In general, having a reputation is a good thing. We go through life scattering bread crumbs behind us, like Hansel and Gretel, so we know where we have been. And others can track us down by following our trail. One of the most interesting recommendations for social change that I’ve encountered lately is Hassan Masum’s work on what he calls “the reputation society.” It does offer a solution to the glut of information that we all receive every day. Instead of trying to read everything in your in-box, Masum proposes a way of filtering it by having it read and recommended by people whose judgment can be trusted. Slashdot uses that system by picking astute moderators on the basis of the quality of their previous posts. One’s own reputation establishes one’s right to pass judgment on others. That’s the way life works, really – except that we can sometimes manage our own reputations too much by invoking anonymity.
Anonymity may also characterize a collective life in which the individual personality is supposed not to count for much. For example, soldiers must wear uniforms, so that even their own wives may not identify them as they march past in unison. This is intended to suppress personal uniqueness so that they become more obedient. Likewise, in the old days, nuns wore identical habits and could not even reveal their hair, which was identifiable. I once taught in a Catholic women’s college and was often embarrassed because I could not tell the sisters apart – even those with whom I had talked on several occasions.

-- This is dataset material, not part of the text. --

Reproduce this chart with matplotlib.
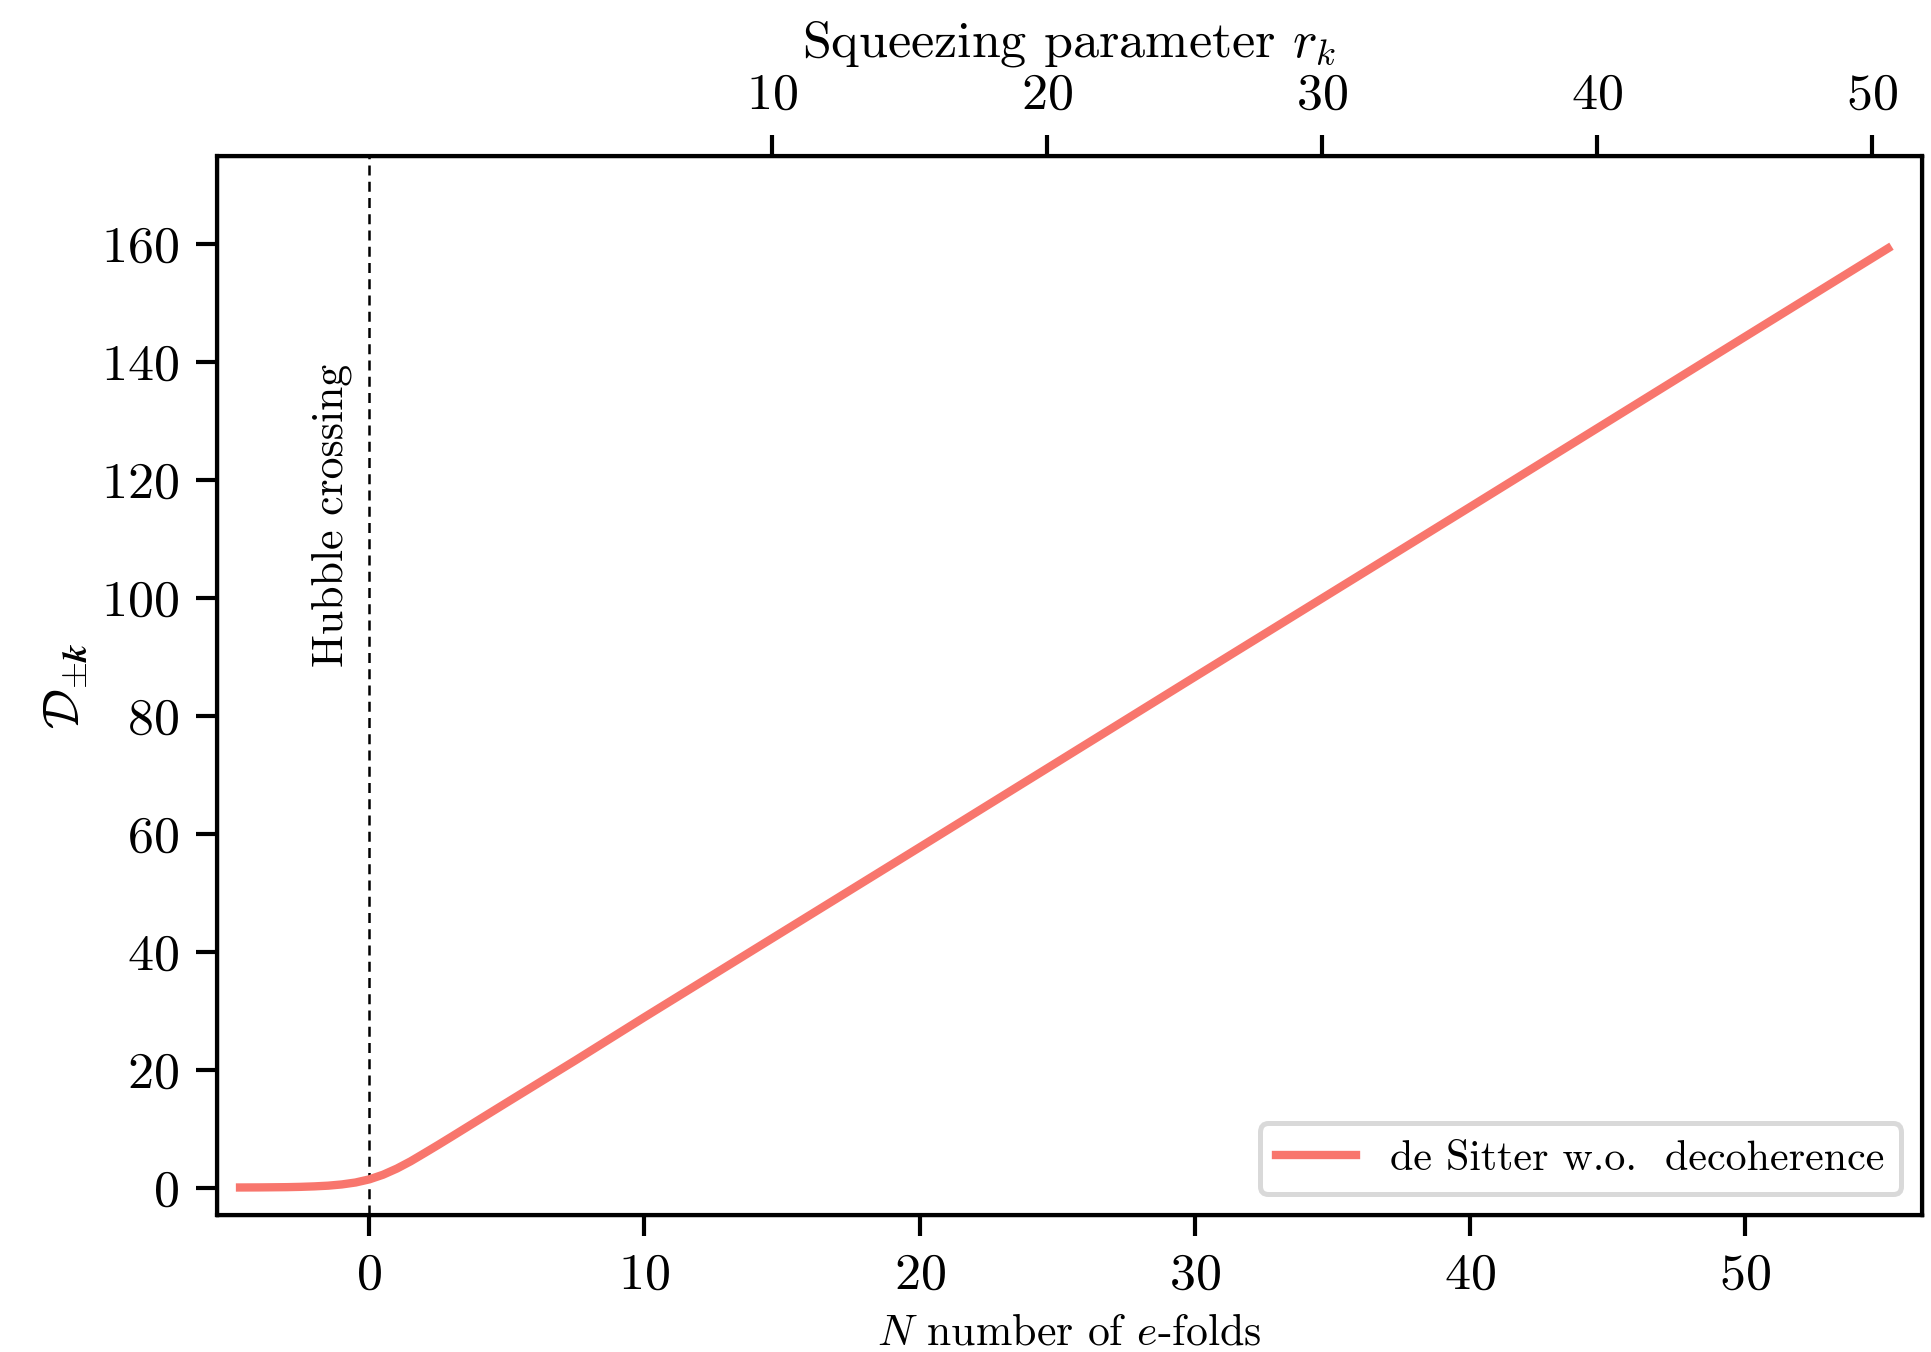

Criminals always want anonymity. To succeed in their work, they may even wear masks. But sometimes honest people also prefer not to be identified, for understandable reasons. This is especially true in an oppressive regime where one can be punished for unpopular opinions. Thus in the Soviet Union the finest literature was circulated secretly as samizdat.”
Honorable people may also prefer anonymity for less understandable reasons. Authors occasionally publish under pen names or as simply “by Anonymous” even when they expect the book to be well received. For example, the Federalist Papers were published in the name of “Publius,” but were written by Alexander Hamilton, James Madison, and John Jay.
Some philanthropists also prefer to be listed as “anonymous donors,” for reasons that everyone must admire, even when we do not emulate them. Generosity seems more authentic when it is clearly given without expectation of reward or public recognition. The Lone Ranger and Batman kept their identities secret, presumably to retain the necessary freedom to carry on their heroic public service.
So, you fine people who comment on my blog are welcome to retain your privacy, whatever your reasons may be. John and Jane Doe — whoever you may be — thanks for engaging in conversation with me and with my other readers.